- Records from a data collection:
■ ■ ■ ■ ■

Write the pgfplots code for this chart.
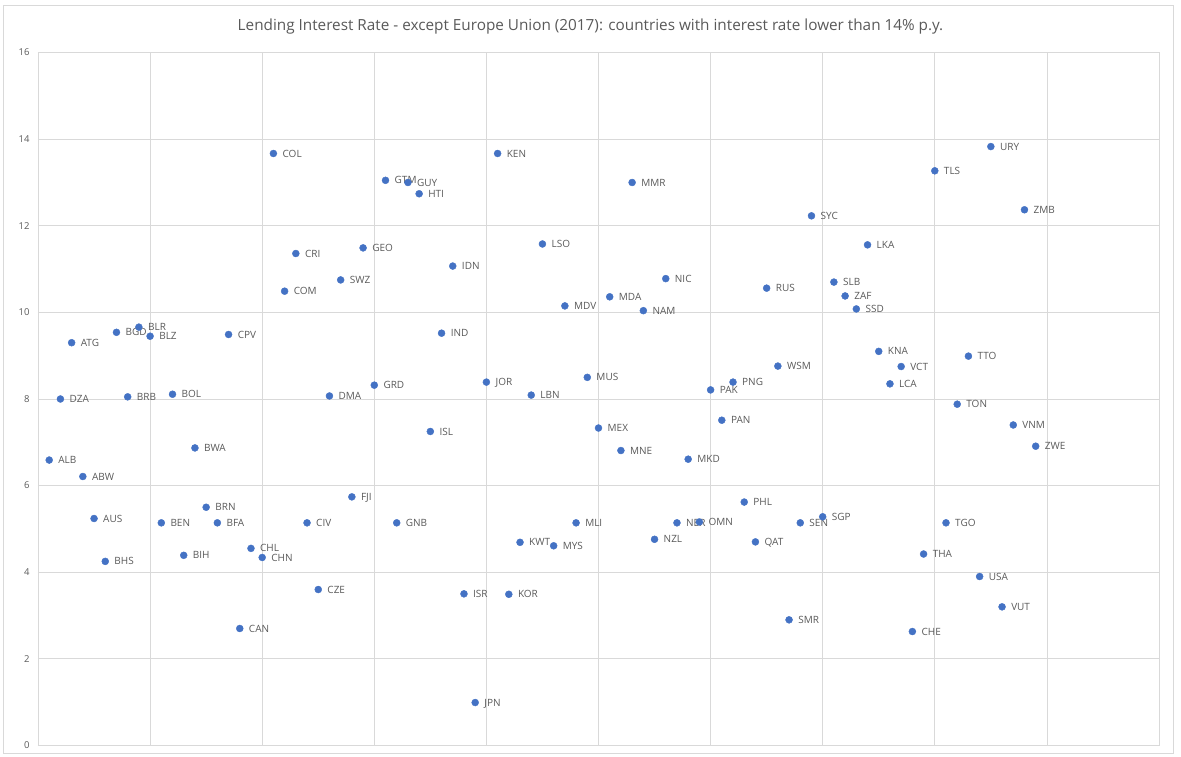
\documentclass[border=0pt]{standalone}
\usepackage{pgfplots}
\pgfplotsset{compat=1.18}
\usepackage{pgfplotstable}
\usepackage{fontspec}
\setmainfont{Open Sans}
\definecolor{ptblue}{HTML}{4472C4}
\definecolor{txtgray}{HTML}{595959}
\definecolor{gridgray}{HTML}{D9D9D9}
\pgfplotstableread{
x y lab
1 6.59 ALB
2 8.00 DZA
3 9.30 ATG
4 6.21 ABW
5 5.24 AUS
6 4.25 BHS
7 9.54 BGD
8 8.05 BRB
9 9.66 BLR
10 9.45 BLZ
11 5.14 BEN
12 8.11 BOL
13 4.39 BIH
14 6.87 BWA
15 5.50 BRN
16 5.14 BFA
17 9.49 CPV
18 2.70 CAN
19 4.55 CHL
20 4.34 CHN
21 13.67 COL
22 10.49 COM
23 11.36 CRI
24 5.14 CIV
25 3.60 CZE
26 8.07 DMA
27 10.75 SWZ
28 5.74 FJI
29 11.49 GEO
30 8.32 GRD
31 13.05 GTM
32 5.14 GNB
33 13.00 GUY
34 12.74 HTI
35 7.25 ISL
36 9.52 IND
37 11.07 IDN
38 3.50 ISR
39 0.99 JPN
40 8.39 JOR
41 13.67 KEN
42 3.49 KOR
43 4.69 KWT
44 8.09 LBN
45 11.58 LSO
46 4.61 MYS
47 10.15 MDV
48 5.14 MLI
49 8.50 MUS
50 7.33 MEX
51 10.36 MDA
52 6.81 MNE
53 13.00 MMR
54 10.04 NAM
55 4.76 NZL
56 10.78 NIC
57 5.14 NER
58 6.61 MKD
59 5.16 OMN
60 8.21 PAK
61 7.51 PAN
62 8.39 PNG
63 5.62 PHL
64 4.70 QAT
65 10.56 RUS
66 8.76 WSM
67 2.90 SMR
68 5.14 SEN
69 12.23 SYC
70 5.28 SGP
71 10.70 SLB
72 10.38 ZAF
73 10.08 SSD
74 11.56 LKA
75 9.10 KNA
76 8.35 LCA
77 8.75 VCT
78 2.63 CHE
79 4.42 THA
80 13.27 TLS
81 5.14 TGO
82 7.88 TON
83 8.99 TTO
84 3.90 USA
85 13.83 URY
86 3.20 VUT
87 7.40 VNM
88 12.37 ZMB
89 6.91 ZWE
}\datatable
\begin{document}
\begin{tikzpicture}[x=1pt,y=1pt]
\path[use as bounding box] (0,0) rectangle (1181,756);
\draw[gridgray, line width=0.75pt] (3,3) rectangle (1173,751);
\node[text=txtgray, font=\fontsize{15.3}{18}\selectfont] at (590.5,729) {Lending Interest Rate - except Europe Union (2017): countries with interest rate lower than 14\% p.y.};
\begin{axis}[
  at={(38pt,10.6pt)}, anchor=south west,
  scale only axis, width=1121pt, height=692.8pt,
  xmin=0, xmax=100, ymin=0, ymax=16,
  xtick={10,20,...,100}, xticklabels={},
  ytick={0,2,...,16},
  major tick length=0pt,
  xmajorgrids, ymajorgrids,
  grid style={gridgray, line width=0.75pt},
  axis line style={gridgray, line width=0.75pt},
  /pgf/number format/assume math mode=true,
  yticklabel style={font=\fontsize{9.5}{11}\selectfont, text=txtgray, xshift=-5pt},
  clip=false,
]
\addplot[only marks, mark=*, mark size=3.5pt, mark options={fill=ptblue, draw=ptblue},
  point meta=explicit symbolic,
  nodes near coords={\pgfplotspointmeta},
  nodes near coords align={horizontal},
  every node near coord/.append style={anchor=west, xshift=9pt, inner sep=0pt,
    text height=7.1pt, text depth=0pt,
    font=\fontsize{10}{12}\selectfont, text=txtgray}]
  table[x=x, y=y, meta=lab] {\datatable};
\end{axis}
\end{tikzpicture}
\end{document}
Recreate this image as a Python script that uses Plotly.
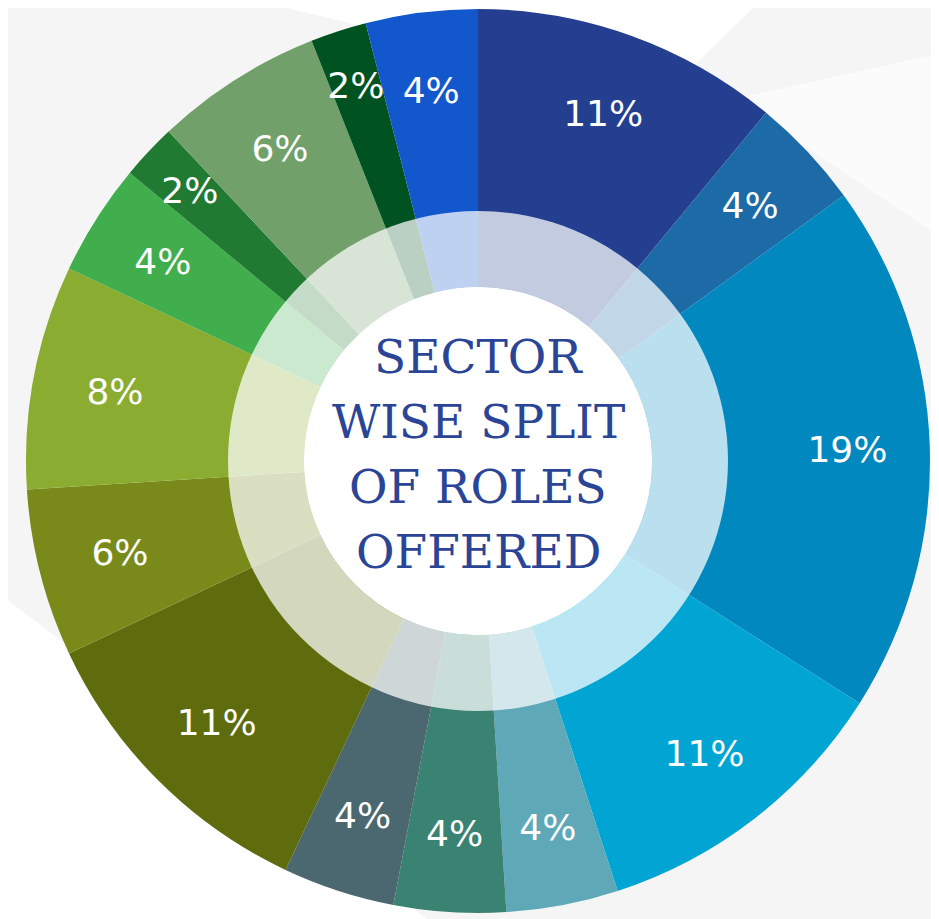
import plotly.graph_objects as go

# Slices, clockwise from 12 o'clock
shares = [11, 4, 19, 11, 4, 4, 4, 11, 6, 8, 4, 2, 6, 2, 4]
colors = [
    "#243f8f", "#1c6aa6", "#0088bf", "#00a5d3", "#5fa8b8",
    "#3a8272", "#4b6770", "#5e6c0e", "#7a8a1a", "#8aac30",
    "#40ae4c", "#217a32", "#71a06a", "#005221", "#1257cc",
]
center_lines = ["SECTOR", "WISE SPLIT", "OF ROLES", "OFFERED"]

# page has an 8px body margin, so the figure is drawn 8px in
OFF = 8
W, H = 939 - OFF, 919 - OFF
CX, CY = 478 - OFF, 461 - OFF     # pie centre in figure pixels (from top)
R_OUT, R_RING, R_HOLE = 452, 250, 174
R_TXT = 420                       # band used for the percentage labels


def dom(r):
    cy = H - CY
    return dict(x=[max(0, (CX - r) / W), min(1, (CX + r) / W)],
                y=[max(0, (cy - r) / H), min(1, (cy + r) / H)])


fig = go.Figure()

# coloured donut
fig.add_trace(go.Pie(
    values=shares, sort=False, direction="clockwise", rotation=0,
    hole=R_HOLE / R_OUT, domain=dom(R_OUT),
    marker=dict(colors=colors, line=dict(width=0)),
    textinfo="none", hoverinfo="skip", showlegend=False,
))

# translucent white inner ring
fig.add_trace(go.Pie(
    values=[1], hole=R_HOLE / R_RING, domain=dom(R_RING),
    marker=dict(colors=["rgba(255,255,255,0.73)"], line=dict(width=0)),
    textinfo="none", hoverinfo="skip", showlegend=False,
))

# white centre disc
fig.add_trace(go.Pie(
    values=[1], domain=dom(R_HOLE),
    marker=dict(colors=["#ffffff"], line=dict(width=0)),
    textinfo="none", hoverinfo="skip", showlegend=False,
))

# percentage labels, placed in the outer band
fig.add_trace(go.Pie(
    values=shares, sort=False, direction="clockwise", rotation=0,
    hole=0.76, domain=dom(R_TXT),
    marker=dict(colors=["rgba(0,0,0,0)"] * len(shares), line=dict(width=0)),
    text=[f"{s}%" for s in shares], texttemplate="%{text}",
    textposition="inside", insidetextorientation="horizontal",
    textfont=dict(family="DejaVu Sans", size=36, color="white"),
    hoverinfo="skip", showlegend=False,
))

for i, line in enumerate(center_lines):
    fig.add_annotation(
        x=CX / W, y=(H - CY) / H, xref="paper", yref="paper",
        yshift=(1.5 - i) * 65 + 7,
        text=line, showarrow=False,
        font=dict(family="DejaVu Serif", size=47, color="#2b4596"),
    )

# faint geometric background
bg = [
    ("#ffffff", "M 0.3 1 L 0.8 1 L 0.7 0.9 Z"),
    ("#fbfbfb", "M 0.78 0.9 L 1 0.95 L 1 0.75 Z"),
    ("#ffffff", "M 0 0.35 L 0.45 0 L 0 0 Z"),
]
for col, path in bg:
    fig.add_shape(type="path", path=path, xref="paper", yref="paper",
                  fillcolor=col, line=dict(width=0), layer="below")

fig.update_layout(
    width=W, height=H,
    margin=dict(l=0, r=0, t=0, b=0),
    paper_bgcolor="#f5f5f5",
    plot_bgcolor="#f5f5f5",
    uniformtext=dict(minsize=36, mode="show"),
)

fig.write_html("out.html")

■ ■ ■ ■ ■

- Stated task: Leaving all pictures aside, quote each record exactly.

- Answer below:
Write the pgfplots code for this chart.
\documentclass[border=0pt]{standalone}
\usepackage{pgfplots}
\pgfplotsset{compat=1.18}
\usepackage{pgfplotstable}
\usepackage{fontspec}
\setmainfont{Open Sans}
\definecolor{ptblue}{HTML}{4472C4}
\definecolor{txtgray}{HTML}{595959}
\definecolor{gridgray}{HTML}{D9D9D9}
\pgfplotstableread{
x y lab
1 6.59 ALB
2 8.00 DZA
3 9.30 ATG
4 6.21 ABW
5 5.24 AUS
6 4.25 BHS
7 9.54 BGD
8 8.05 BRB
9 9.66 BLR
10 9.45 BLZ
11 5.14 BEN
12 8.11 BOL
13 4.39 BIH
14 6.87 BWA
15 5.50 BRN
16 5.14 BFA
17 9.49 CPV
18 2.70 CAN
19 4.55 CHL
20 4.34 CHN
21 13.67 COL
22 10.49 COM
23 11.36 CRI
24 5.14 CIV
25 3.60 CZE
26 8.07 DMA
27 10.75 SWZ
28 5.74 FJI
29 11.49 GEO
30 8.32 GRD
31 13.05 GTM
32 5.14 GNB
33 13.00 GUY
34 12.74 HTI
35 7.25 ISL
36 9.52 IND
37 11.07 IDN
38 3.50 ISR
39 0.99 JPN
40 8.39 JOR
41 13.67 KEN
42 3.49 KOR
43 4.69 KWT
44 8.09 LBN
45 11.58 LSO
46 4.61 MYS
47 10.15 MDV
48 5.14 MLI
49 8.50 MUS
50 7.33 MEX
51 10.36 MDA
52 6.81 MNE
53 13.00 MMR
54 10.04 NAM
55 4.76 NZL
56 10.78 NIC
57 5.14 NER
58 6.61 MKD
59 5.16 OMN
60 8.21 PAK
61 7.51 PAN
62 8.39 PNG
63 5.62 PHL
64 4.70 QAT
65 10.56 RUS
66 8.76 WSM
67 2.90 SMR
68 5.14 SEN
69 12.23 SYC
70 5.28 SGP
71 10.70 SLB
72 10.38 ZAF
73 10.08 SSD
74 11.56 LKA
75 9.10 KNA
76 8.35 LCA
77 8.75 VCT
78 2.63 CHE
79 4.42 THA
80 13.27 TLS
81 5.14 TGO
82 7.88 TON
83 8.99 TTO
84 3.90 USA
85 13.83 URY
86 3.20 VUT
87 7.40 VNM
88 12.37 ZMB
89 6.91 ZWE
}\datatable
\begin{document}
\begin{tikzpicture}[x=1pt,y=1pt]
\path[use as bounding box] (0,0) rectangle (1181,756);
\draw[gridgray, line width=0.75pt] (3,3) rectangle (1173,751);
\node[text=txtgray, font=\fontsize{15.3}{18}\selectfont] at (590.5,729) {Lending Interest Rate - except Europe Union (2017): countries with interest rate lower than 14\% p.y.};
\begin{axis}[
  at={(38pt,10.6pt)}, anchor=south west,
  scale only axis, width=1121pt, height=692.8pt,
  xmin=0, xmax=100, ymin=0, ymax=16,
  xtick={10,20,...,100}, xticklabels={},
  ytick={0,2,...,16},
  major tick length=0pt,
  xmajorgrids, ymajorgrids,
  grid style={gridgray, line width=0.75pt},
  axis line style={gridgray, line width=0.75pt},
  /pgf/number format/assume math mode=true,
  yticklabel style={font=\fontsize{9.5}{11}\selectfont, text=txtgray, xshift=-5pt},
  clip=false,
]
\addplot[only marks, mark=*, mark size=3.5pt, mark options={fill=ptblue, draw=ptblue},
  point meta=explicit symbolic,
  nodes near coords={\pgfplotspointmeta},
  nodes near coords align={horizontal},
  every node near coord/.append style={anchor=west, xshift=9pt, inner sep=0pt,
    text height=7.1pt, text depth=0pt,
    font=\fontsize{10}{12}\selectfont, text=txtgray}]
  table[x=x, y=y, meta=lab] {\datatable};
\end{axis}
\end{tikzpicture}
\end{document}
Recreate this image as a Python script that uses Plotly.
import plotly.graph_objects as go

# Slices, clockwise from 12 o'clock
shares = [11, 4, 19, 11, 4, 4, 4, 11, 6, 8, 4, 2, 6, 2, 4]
colors = [
    "#243f8f", "#1c6aa6", "#0088bf", "#00a5d3", "#5fa8b8",
    "#3a8272", "#4b6770", "#5e6c0e", "#7a8a1a", "#8aac30",
    "#40ae4c", "#217a32", "#71a06a", "#005221", "#1257cc",
]
center_lines = ["SECTOR", "WISE SPLIT", "OF ROLES", "OFFERED"]

# page has an 8px body margin, so the figure is drawn 8px in
OFF = 8
W, H = 939 - OFF, 919 - OFF
CX, CY = 478 - OFF, 461 - OFF     # pie centre in figure pixels (from top)
R_OUT, R_RING, R_HOLE = 452, 250, 174
R_TXT = 420                       # band used for the percentage labels


def dom(r):
    cy = H - CY
    return dict(x=[max(0, (CX - r) / W), min(1, (CX + r) / W)],
                y=[max(0, (cy - r) / H), min(1, (cy + r) / H)])


fig = go.Figure()

# coloured donut
fig.add_trace(go.Pie(
    values=shares, sort=False, direction="clockwise", rotation=0,
    hole=R_HOLE / R_OUT, domain=dom(R_OUT),
    marker=dict(colors=colors, line=dict(width=0)),
    textinfo="none", hoverinfo="skip", showlegend=False,
))

# translucent white inner ring
fig.add_trace(go.Pie(
    values=[1], hole=R_HOLE / R_RING, domain=dom(R_RING),
    marker=dict(colors=["rgba(255,255,255,0.73)"], line=dict(width=0)),
    textinfo="none", hoverinfo="skip", showlegend=False,
))

# white centre disc
fig.add_trace(go.Pie(
    values=[1], domain=dom(R_HOLE),
    marker=dict(colors=["#ffffff"], line=dict(width=0)),
    textinfo="none", hoverinfo="skip", showlegend=False,
))

# percentage labels, placed in the outer band
fig.add_trace(go.Pie(
    values=shares, sort=False, direction="clockwise", rotation=0,
    hole=0.76, domain=dom(R_TXT),
    marker=dict(colors=["rgba(0,0,0,0)"] * len(shares), line=dict(width=0)),
    text=[f"{s}%" for s in shares], texttemplate="%{text}",
    textposition="inside", insidetextorientation="horizontal",
    textfont=dict(family="DejaVu Sans", size=36, color="white"),
    hoverinfo="skip", showlegend=False,
))

for i, line in enumerate(center_lines):
    fig.add_annotation(
        x=CX / W, y=(H - CY) / H, xref="paper", yref="paper",
        yshift=(1.5 - i) * 65 + 7,
        text=line, showarrow=False,
        font=dict(family="DejaVu Serif", size=47, color="#2b4596"),
    )

# faint geometric background
bg = [
    ("#ffffff", "M 0.3 1 L 0.8 1 L 0.7 0.9 Z"),
    ("#fbfbfb", "M 0.78 0.9 L 1 0.95 L 1 0.75 Z"),
    ("#ffffff", "M 0 0.35 L 0.45 0 L 0 0 Z"),
]
for col, path in bg:
    fig.add_shape(type="path", path=path, xref="paper", yref="paper",
                  fillcolor=col, line=dict(width=0), layer="below")

fig.update_layout(
    width=W, height=H,
    margin=dict(l=0, r=0, t=0, b=0),
    paper_bgcolor="#f5f5f5",
    plot_bgcolor="#f5f5f5",
    uniformtext=dict(minsize=36, mode="show"),
)

fig.write_html("out.html")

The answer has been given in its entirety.